Print, word for word, the opening line of the data below and every line after it through the line that contains "import plotly.graph_objects as go", but not the pictures.

Plotting code records:
──────────

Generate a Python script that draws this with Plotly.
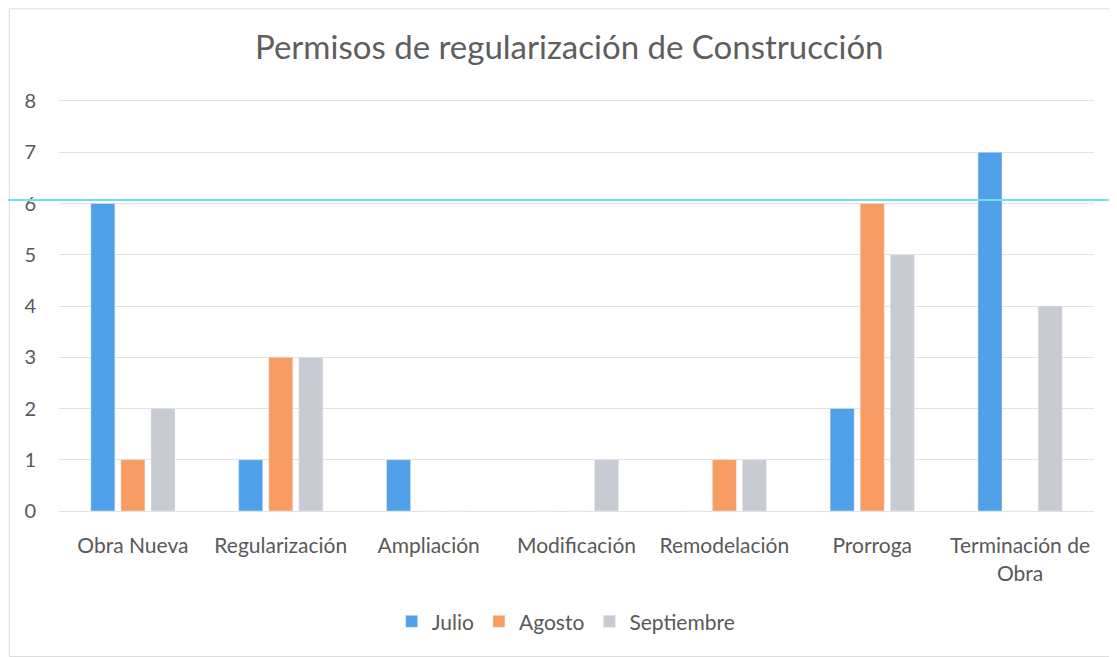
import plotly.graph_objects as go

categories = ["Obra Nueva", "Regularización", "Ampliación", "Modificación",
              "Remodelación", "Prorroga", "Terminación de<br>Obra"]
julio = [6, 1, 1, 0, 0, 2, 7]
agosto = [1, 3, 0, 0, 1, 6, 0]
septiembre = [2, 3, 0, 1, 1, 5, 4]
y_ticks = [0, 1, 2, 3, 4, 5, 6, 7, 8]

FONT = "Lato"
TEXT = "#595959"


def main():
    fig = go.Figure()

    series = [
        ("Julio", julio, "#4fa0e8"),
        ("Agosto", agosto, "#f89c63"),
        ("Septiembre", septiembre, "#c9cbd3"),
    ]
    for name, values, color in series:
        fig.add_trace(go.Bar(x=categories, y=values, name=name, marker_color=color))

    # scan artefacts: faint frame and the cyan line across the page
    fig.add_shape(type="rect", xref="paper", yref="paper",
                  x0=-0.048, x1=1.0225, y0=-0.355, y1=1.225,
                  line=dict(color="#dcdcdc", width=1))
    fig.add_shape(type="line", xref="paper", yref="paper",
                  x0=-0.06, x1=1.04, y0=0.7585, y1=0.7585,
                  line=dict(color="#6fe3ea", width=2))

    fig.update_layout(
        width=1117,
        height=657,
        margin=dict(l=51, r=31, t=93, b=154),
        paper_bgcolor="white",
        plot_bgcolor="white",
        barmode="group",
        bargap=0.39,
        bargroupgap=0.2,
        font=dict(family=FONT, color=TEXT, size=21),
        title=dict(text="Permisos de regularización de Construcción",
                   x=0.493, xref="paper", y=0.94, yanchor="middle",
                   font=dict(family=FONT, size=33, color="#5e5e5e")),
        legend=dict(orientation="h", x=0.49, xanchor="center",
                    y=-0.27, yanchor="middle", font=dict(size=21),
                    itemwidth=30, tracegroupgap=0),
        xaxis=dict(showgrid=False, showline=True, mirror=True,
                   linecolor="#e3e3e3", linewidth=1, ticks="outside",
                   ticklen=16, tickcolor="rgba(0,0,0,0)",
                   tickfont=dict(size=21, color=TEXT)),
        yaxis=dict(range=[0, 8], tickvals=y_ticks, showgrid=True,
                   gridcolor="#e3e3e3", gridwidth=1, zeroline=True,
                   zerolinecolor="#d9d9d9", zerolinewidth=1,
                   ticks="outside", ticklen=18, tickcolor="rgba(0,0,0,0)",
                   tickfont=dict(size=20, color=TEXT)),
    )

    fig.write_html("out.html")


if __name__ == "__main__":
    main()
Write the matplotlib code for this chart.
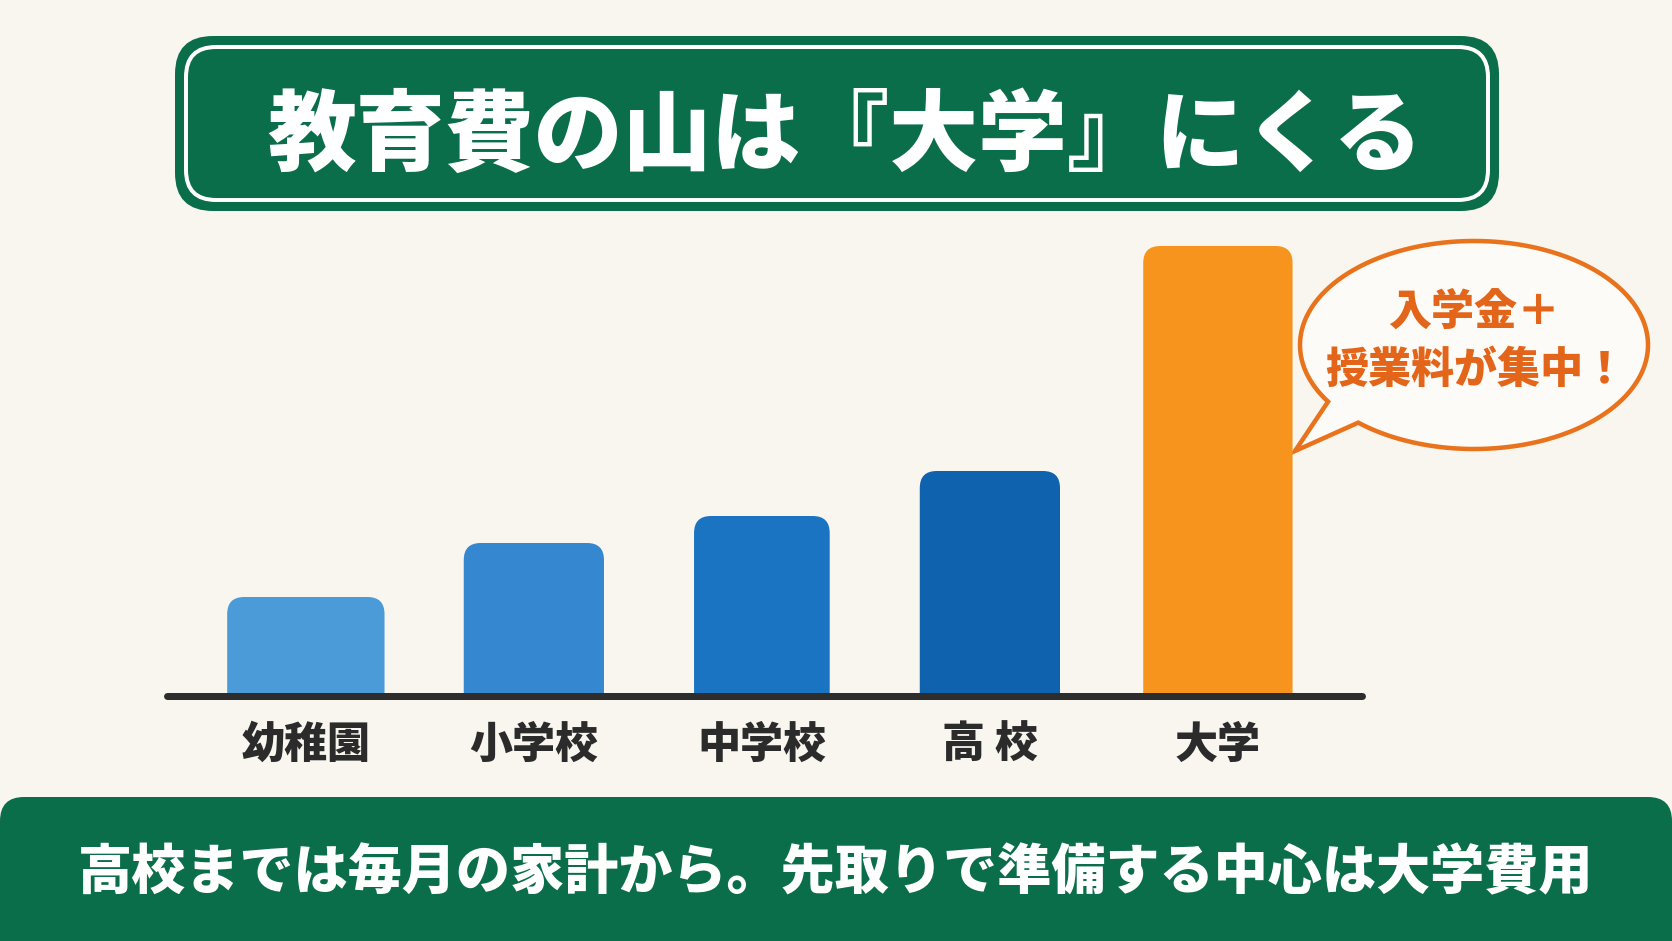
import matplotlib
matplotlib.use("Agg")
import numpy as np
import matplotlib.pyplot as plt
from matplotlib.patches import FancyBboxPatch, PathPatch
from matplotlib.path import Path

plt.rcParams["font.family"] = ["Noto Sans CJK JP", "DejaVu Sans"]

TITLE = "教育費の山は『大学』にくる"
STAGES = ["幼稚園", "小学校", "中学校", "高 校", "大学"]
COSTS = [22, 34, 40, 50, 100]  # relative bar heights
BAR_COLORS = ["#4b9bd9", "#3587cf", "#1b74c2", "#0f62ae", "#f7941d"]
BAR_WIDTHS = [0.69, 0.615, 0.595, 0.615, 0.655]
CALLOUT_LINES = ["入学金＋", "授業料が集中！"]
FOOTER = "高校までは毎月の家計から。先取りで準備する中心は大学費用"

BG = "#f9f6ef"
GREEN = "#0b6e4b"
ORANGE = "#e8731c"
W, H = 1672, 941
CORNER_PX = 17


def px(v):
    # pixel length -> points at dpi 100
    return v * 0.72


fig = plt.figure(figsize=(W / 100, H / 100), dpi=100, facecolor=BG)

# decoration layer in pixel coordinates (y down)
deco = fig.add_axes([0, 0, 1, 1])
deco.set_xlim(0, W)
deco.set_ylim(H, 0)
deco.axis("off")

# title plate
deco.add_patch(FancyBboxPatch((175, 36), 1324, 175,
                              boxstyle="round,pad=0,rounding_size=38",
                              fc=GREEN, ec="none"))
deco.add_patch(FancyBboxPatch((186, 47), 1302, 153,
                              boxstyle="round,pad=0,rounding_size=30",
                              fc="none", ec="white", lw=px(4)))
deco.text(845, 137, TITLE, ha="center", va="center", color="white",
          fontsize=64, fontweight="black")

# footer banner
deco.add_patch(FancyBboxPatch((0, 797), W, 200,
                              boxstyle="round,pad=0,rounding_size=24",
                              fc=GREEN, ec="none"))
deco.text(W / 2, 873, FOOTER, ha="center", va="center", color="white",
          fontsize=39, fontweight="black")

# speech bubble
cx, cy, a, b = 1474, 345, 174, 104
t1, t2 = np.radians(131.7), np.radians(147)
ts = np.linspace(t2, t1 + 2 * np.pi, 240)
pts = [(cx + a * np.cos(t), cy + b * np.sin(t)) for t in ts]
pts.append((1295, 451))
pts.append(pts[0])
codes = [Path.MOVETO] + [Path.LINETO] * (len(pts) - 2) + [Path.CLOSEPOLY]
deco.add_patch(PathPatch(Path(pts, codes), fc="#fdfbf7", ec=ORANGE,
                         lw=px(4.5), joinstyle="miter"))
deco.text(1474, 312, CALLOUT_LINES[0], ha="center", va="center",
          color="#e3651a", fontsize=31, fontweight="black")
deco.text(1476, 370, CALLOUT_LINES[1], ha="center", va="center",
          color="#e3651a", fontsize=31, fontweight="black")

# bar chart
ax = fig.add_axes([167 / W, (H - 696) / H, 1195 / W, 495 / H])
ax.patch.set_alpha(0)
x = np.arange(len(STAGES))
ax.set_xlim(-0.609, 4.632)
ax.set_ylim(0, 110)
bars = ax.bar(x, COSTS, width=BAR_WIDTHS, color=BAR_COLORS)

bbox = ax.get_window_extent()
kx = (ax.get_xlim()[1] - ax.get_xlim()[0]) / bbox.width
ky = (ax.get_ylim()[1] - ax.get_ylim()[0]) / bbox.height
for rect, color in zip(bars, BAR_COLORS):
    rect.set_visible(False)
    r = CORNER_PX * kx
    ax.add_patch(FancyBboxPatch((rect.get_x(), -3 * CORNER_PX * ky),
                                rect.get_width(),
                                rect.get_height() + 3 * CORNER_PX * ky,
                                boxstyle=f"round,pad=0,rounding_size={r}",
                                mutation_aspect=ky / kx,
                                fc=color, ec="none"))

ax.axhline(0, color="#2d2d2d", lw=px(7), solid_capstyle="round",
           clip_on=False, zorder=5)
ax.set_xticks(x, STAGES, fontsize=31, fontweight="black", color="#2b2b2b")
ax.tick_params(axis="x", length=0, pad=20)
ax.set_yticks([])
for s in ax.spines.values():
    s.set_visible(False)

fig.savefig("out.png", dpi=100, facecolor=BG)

──────────

▶ Written reply:
Generate a Python script that draws this with Plotly.
import plotly.graph_objects as go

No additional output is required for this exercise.